How do you begin to rebuild your credit following a bankruptcy? A common misconception about bankruptcy is that it will forever ruin your credit. Many people fear that they will never again be able to obtain a mortgage, car loan, or credit card. A bankruptcy will show up on your credit report for ten years, but the impact on your credit score will lessen over time. Here are some tips to help rebuild your credit.
Create a budget and live by it. The debtor education class that is mandated during bankruptcy will help in this regard. Determine how much of your income is needed for necessities and how much discretionary income will be left. Remember to set aside some amount for savings. Beware of exceeding your discretionary amount. A good rule of thumb is if you must borrow to make a purchase, then you can’t afford the item. Be disciplined enough to save over time and make the purchase when you have the cash.
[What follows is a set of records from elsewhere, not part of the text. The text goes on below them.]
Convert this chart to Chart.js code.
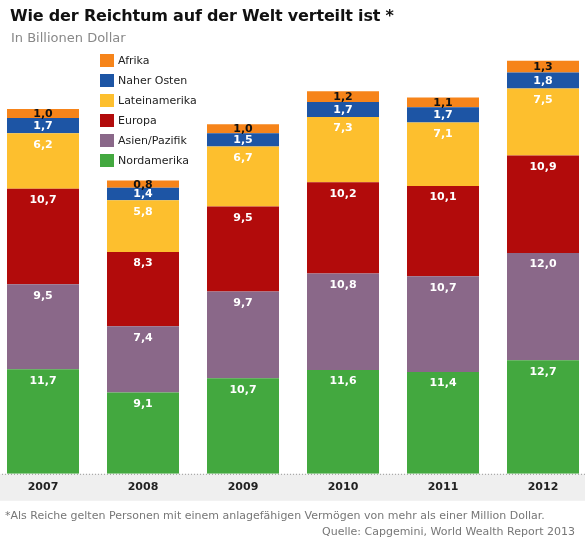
<!DOCTYPE html>
<html>
<head>
<meta charset="utf-8">
<script src="https://cdn.jsdelivr.net/npm/chart.js@4"></script>
<style>
  body { margin: 0; width: 585px; height: 541px; overflow: hidden; background: #fff; font-family: "DejaVu Sans", Verdana, sans-serif; position: relative; }
  #wrap { position: absolute; left: -7px; top: 0; width: 600px; height: 541px; }
  #title { position: absolute; left: 10px; top: 6px; font-size: 16px; font-weight: bold; color: #111; letter-spacing: -0.18px; }
  #sub { position: absolute; left: 11px; top: 30px; font-size: 13px; color: #888; }
  #legend { position: absolute; left: 100px; top: 54px; font-size: 11px; color: #222; }
  #legend div { height: 20px; line-height: 14px; }
  #legend span { display: inline-block; width: 14px; height: 13px; vertical-align: top; margin-right: 4px; }
  #note { position: absolute; left: 5px; top: 509px; font-size: 11px; color: #777; }
  #src { position: absolute; right: 10px; top: 525px; font-size: 11px; color: #777; }
</style>
</head>
<body>
<div id="wrap"><canvas id="barCanvas" width="600" height="541"></canvas></div>
<div id="title">Wie der Reichtum auf der Welt verteilt ist *</div>
<div id="sub">In Billionen Dollar</div>
<div id="legend"></div>
<div id="note">*Als Reiche gelten Personen mit einem anlagefähigen Vermögen von mehr als einer Million Dollar.</div>
<div id="src">Quelle: Capgemini, World Wealth Report 2013</div>
<script>
const years = ["2007", "2008", "2009", "2010", "2011", "2012"];
const nordamerika = [11.7, 9.1, 10.7, 11.6, 11.4, 12.7];
const asienPazifik = [9.5, 7.4, 9.7, 10.8, 10.7, 12.0];
const europa = [10.7, 8.3, 9.5, 10.2, 10.1, 10.9];
const lateinamerika = [6.2, 5.8, 6.7, 7.3, 7.1, 7.5];
const naherOsten = [1.7, 1.4, 1.5, 1.7, 1.7, 1.8];
const afrika = [1.0, 0.8, 1.0, 1.2, 1.1, 1.3];

const series = [
    { label: "Nordamerika", data: nordamerika, color: "#43a83f", text: "#fff" },
    { label: "Asien/Pazifik", data: asienPazifik, color: "#8a6889", text: "#fff" },
    { label: "Europa", data: europa, color: "#b20b0b", text: "#fff" },
    { label: "Lateinamerika", data: lateinamerika, color: "#fdbf2e", text: "#fff" },
    { label: "Naher Osten", data: naherOsten, color: "#1d55a5", text: "#fff" },
    { label: "Afrika", data: afrika, color: "#f6841a", text: "#111" }
];

// legend, top series first
const legendBox = document.getElementById("legend");
series.slice().reverse().forEach(s => {
    const row = document.createElement("div");
    row.innerHTML = '<span style="background:' + s.color + '"></span>' + s.label;
    legendBox.appendChild(row);
});

const bandPlugin = {
    id: "band",
    beforeDraw(chart) {
        const ctx = chart.ctx;
        const a = chart.chartArea;
        ctx.save();
        ctx.fillStyle = "#efefef";
        ctx.fillRect(0, a.bottom, chart.width, 27);
        ctx.strokeStyle = "#999";
        ctx.setLineDash([1, 2]);
        ctx.beginPath();
        ctx.moveTo(0, a.bottom + 0.5);
        ctx.lineTo(chart.width, a.bottom + 0.5);
        ctx.stroke();
        ctx.restore();
    }
};

const labelPlugin = {
    id: "segLabels",
    afterDatasetsDraw(chart) {
        const ctx = chart.ctx;
        ctx.save();
        ctx.font = "bold 11px 'DejaVu Sans'";
        ctx.textAlign = "center";
        ctx.textBaseline = "middle";
        chart.data.datasets.forEach((ds, i) => {
            chart.getDatasetMeta(i).data.forEach((bar, j) => {
                const top = Math.min(bar.y, bar.base);
                const h = Math.abs(bar.base - bar.y);
                ctx.fillStyle = series[i].text;
                ctx.fillText(ds.data[j].toFixed(1).replace(".", ","), bar.x, top + Math.min(11, h / 2) + 0.5);
            });
        });
        ctx.restore();
    }
};

new Chart(document.getElementById("barCanvas"), {
    type: "bar",
    data: {
        labels: years,
        datasets: series.map(s => ({
            label: s.label,
            data: s.data,
            backgroundColor: s.color,
            borderWidth: 0,
            barPercentage: 0.72,
            categoryPercentage: 1
        }))
    },
    options: {
        responsive: false,
        animation: false,
        layout: { padding: { top: 0, bottom: 40, left: 0, right: 0 } },
        plugins: { legend: { display: false }, tooltip: { enabled: false } },
        scales: {
            x: {
                stacked: true,
                grid: { display: false, drawTicks: false },
                border: { display: false },
                ticks: { padding: 7, color: "#222", font: { family: "DejaVu Sans", size: 11, weight: "bold" } }
            },
            y: {
                stacked: true,
                display: false,
                min: 0,
                max: 53.0
            }
        }
    },
    plugins: [bandPlugin, labelPlugin]
});
</script>
</body>
</html>
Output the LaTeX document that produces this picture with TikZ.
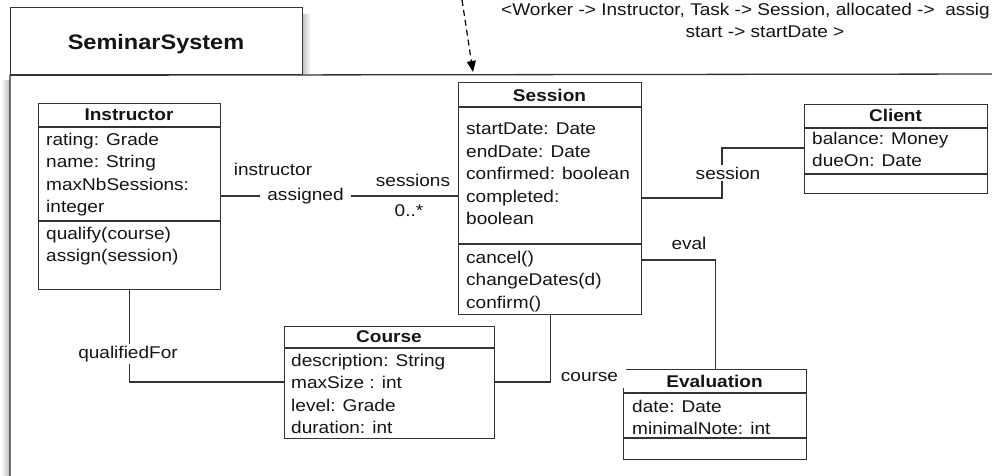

Individuals with a poor credit history and those who have been through a bankruptcy can usually obtain a secured credit card through their bank or credit union. A secured card requires that you make a deposit that is equal to the credit line, in order to secure the loan. For example, a $1000 credit line would require a $1000 deposit. Use that credit card wisely and sparingly, making your payment on time each month. The financial institution will only tap the secured deposit if payment is not made. This secured credit card differs from a pre-paid card, where the amount of the purchase is debited as soon as the card is used. If you pay your bill on time each month, you will eventually be able to obtain an unsecured credit card.
Continue to make timely payments on debts that survived the bankruptcy. If you have student loans or mortgage payments, pay them on time. Continue to make child support and alimony payments when they are due. Check your credit report periodically for accuracy and dispute any errors.